/NLP-Sentiments

Primary LanguageJupyter Notebook

Sentiment Analysis on IMDB Dataset

Overview

This project is a sentiment analysis task performed on the IMDB dataset. The notebook applies several machine learning models like Logistic Regression, SVM, and Random Forest to predict whether a review is positive or negative. The analysis involves text preprocessing, vectorization techniques (CountVectorizer and TF-IDF), and evaluation using confusion matrices and classification reports.

Table of Contents

Prerequisites

Make sure you have the following libraries installed:

  • Python 3.10+
  • pandas
  • scikit-learn
  • spacy
  • nltk
  • seaborn
  • matplotlib

Required Commands:

  • Install Spacy model:
    !pip install spacy
    !python -m spacy download en_core_web_sm
  • Install NLTK:
    !pip install nltk

Installation

  1. Clone the repository:

    git clone https://github.com/your-repo/NLPL_Assignment1.git
  2. Open the notebook in Google Colab or Jupyter Notebook:

    NLPL_Assignment_1_095.ipynb
  3. Install the required packages (already in Google Colab):

    !pip install -r requirements.txt

Dataset

The dataset used in this project is the IMDB movie reviews dataset. It contains 50,000 labeled reviews, with an even distribution of positive and negative sentiments.

  • Columns:
    • review: The actual movie review text.
    • sentiment: The label (positive or negative).
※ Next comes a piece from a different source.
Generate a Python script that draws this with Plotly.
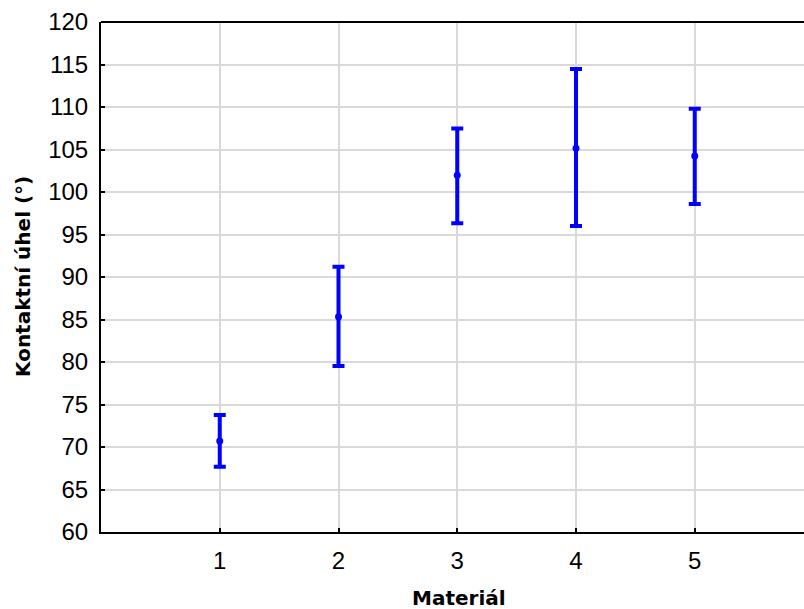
import plotly.graph_objects as go

materials = [1, 2, 3, 4, 5]
means = [70.72, 85.32, 101.98, 105.16, 104.25]
err_plus = [3.05, 5.88, 5.5, 9.3, 5.55]
err_minus = [3.05, 5.8, 5.65, 9.15, 5.65]
y_ticks = list(range(60, 121, 5))

L, R, T, B = 101, 0, 22, 77
W, H = 804, 609

fig = go.Figure()
fig.add_trace(go.Scatter(
    x=materials, y=means, mode="markers",
    marker=dict(color="#0000ff", size=7),
    error_y=dict(type="data", symmetric=False, array=err_plus, arrayminus=err_minus,
                 color="#0000ff", thickness=4, width=6),
    showlegend=False,
))

tickfont = dict(family="Liberation Sans, Arial, sans-serif", size=24, color="black")
titlefont = dict(family="DejaVu Sans, sans-serif", size=20, color="black")

fig.update_layout(
    width=W, height=H,
    margin=dict(l=L, r=R, t=T, b=B),
    plot_bgcolor="white", paper_bgcolor="white",
    xaxis=dict(range=[0, 5.92], tickvals=materials, ticks="inside", ticklen=4, tickwidth=2,
               tickcolor="black", showline=True, linecolor="black", linewidth=2,
               showgrid=True, gridcolor="#d9d9d9", gridwidth=1.5, zeroline=False,
               tickfont=tickfont, ticklabelstandoff=6),
    yaxis=dict(range=[60, 120], tickvals=y_ticks, ticks="inside", ticklen=4, tickwidth=2,
               tickcolor="black", showline=True, linecolor="black", linewidth=2,
               showgrid=True, gridcolor="#d9d9d9", gridwidth=1.5, zeroline=False,
               tickfont=tickfont, ticklabelstandoff=6),
    shapes=[dict(type="line", xref="paper", yref="paper", x0=0, x1=1, y0=1, y1=1,
                 line=dict(color="black", width=2))],
    annotations=[
        dict(text="<b>Materiál</b>", xref="paper", yref="paper",
             x=(459 - L) / (W - L - R), y=-(598 - (H - B)) / (H - T - B),
             xanchor="center", yanchor="middle", showarrow=False, font=titlefont),
        dict(text="<b>Kontaktní úhel (°)</b>", xref="paper", yref="paper",
             x=-(L - 23) / (W - L - R), y=0.5, textangle=-90,
             xanchor="center", yanchor="middle", showarrow=False, font=titlefont),
    ],
)

fig.write_html("out.html")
The dataset can be downloaded from IMDB Dataset.

Running the Notebook

  1. Load the dataset:

    df = pd.read_csv('/content/drive/MyDrive/IMDB Dataset.csv')
  2. Preprocess the text data using Spacy:

    def clean_text(text):
        text = re.sub(r'http\S+|www\S+|https\S+', '', text, flags=re.MULTILINE)
        text = re.sub(r'[^A-Za-z\s]', '', text)
        doc = nlp(text.lower())
        tokens = [token.lemma_ for token in doc if not token.is_stop]
        return ' '.join(tokens)
    df['cleaned_review'] = df['review'].apply(clean_text)
  3. Split the dataset into training and testing sets:

    X_train, X_test, y_train, y_test = train_test_split(df['cleaned_review'], df['sentiment'], test_size=0.2, random_state=42)
  4. Apply vectorization (CountVectorizer and TF-IDF):

    count_vectorizer = CountVectorizer()
    tfidf_vectorizer = TfidfVectorizer()
  5. Train and evaluate models using the evaluate_model function:

    def evaluate_model(model, X_train, X_test, y_train, y_test, vectorizer_name):
        model.fit(X_train, y_train)
        y_pred = model.predict(X_test)
        print(classification_report(y_test, y_pred))

Models Used

The following models are implemented:

  • Logistic Regression: A simple linear model for classification.
  • SVM (Support Vector Machine): A robust classifier for binary sentiment classification.
  • Random Forest Classifier: An ensemble model based on decision trees.

Evaluation

The models were evaluated based on the following metrics:

  • Confusion Matrix: Visualized using Seaborn to compare predicted vs. actual results.
  • Classification Report: Precision, recall, f1-score, and accuracy for both positive and negative classes.
  • Model Comparison: Bar plots comparing precision, recall, f1-score, and accuracy across different models.

Results

  • Logistic Regression (CountVectorizer):

    • Accuracy: 88%
    • Precision: 87%
    • Recall: 89%
  • SVC (TF-IDF):

    • Accuracy: 90%
    • Precision: 88%
    • Recall: 91%
  • Random Forest Classifier (TF-IDF):

    • Accuracy: 85%
    • Precision: 85%
    • Recall: 85%

Conclusion

Among the models tested, the SVM model using TF-IDF Vectorizer yielded the best results with an accuracy of 90%, followed closely by Logistic Regression. Random Forest underperformed in comparison.

License

This project is licensed under the MIT License - see the LICENSE file for details.